Los sicarios se suman a los conflictos mineros

La inteligencia policial ha señalado a un elemento que puede convertirse en creciente protagonista de la conflictividad en torno a la actividad minera y otros sectores en el país: el sicariato.

En 2015, por ejemplo, sicarios de la banda «Los Pativilcanos» asesinaron en Huarmey, Ancash, a un minero informal «en un presunto acto de venganza por un conflicto minero». En 2021 se atrapó a una docena de individuos fuertemente armados que viajaban de Arequipa a Lima; las investigaciones determinaron que la banda criminal daba protección a mineros ilegales. Hay más en el registro, incluyendo la matanza perpetrada por sicarios en Atico en los últimos días.

Por otro lado, y tiempo atrás, en este espacio comentábamos sobre los riesgos de que criminales y sicarios se infiltren en las protestas sociales de contornos políticos. Es decir, que extremistas politicos e ideológicos (incluyendo a las franquicias castrochavistas en Perú y a los narcosenderistas del VRAEM) puedan subcontratar a delincuentes para recalentar el sistema de conflicto nacional; ello sin descartar los asesinatos por encargo y selectivos contra civiles incómodos.

De hecho sobre lo anterior hay evidencia recabada por la misma policía especializada. En octubre del año pasado la Dircote, Dirección Contra el Terrorismo de la PNP, detuvo a un sicario de 19 años en Satipo, Junín. El sujeto tenía la misión de atentar en Lima ─y posiblemente reclutar apoyo para ello─ por orden de los remanentes de Sendero Luminoso del VRAEM, contra dos analistas civiles de seguridad, un periodista y un testigo clave de un proceso activo de investigación judicial que involucra a miembros prominentes del actual régimen de Castillo-Cerrón.

En 2012 publicamos también un texto sobre cómo diversos extremistas se habían trenzado, establecido relaciones de cooperación con distintos grados de interdependencia para tensionar violentamente las protestas antimineras (ver: «Etno-senderismo-emerretista». 5/12/2012. Expreso). Los móviles políticos de fondo de esos desafíos por momentos violentos (por ejemplo en Conga, Bagua, Tía María, Apumayo, etc.) diferencian a los que particularmente mueven a los sicarios o delincuentes: el económico.

Tradicionalmente han sido los actores calculadores con afanes ideopolíticos ─sin obviar los crematísticos─ sobre las actividades extractivas los que descarrilan los contextos (sumado a las reacciones contraproducentes y hasta torpes de los gobiernos y las empresas involucradas) incitando a las personas a cruzar la delgada línea que separa a veces la radicalización del extremismo violento. En contraste, los actores realmente reclamantes en las comunidades con legítimas y atendibles demandas ─incluyendo las medioambientales─ pero que rechazaban con toda razón la violencia, eran superados o infiltrados por los violentistas con objetivos de poder.
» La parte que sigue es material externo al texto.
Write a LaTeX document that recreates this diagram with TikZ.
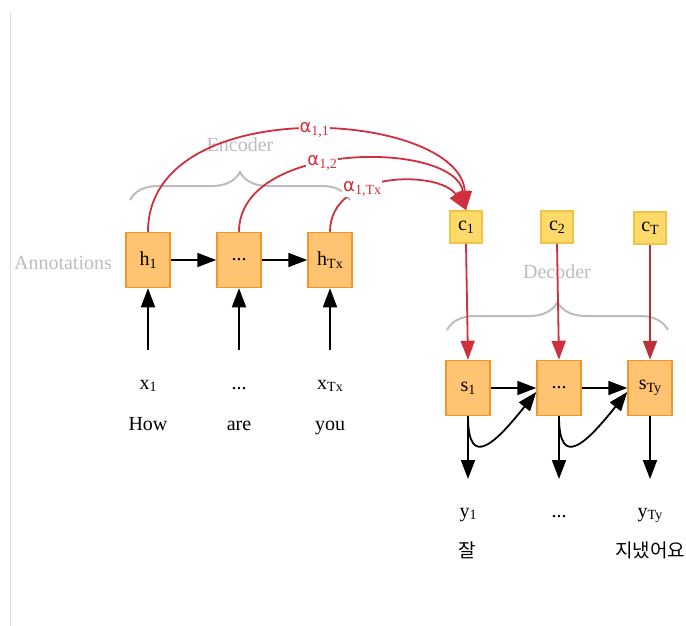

Que hoy en el contexto específico de las terribles muertes (15 personas) en Atico, Arequipa, aparezca el sicariato como otro actor en las disputas entre mineros informales o ilegales eleva el grado de letalidad. Entre otros peligros potenciales, no puede descartarse que los desenlaces se vayan trasladando, como venganzas irresueltas, de las zonas rurales o donde se desarrollan los enfrentamientos a las zonas urbanas.

En un marco general, mucho hará ─entre otros factores─ para neutralizar la espiral de tensiones negativas tener un gobierno seriamente consciente de los riesgos y comprometido en dar salida institucional a los conflictos en pro de reactivar el vital crecimiento económico que da sostén a las decisiones y políticas públicas para reducir la pobreza y las demandas contenidas.

Distinto será si se cuenta con un gobiernismo calculador que en vez de reducir, incita las tensiones, deja actuar impunemente a los violentos que van socavando el sistema político y económico nacional. Es decir, incubando adrede el caos como escalera al éxito proestatista, constituyente y «refundacional».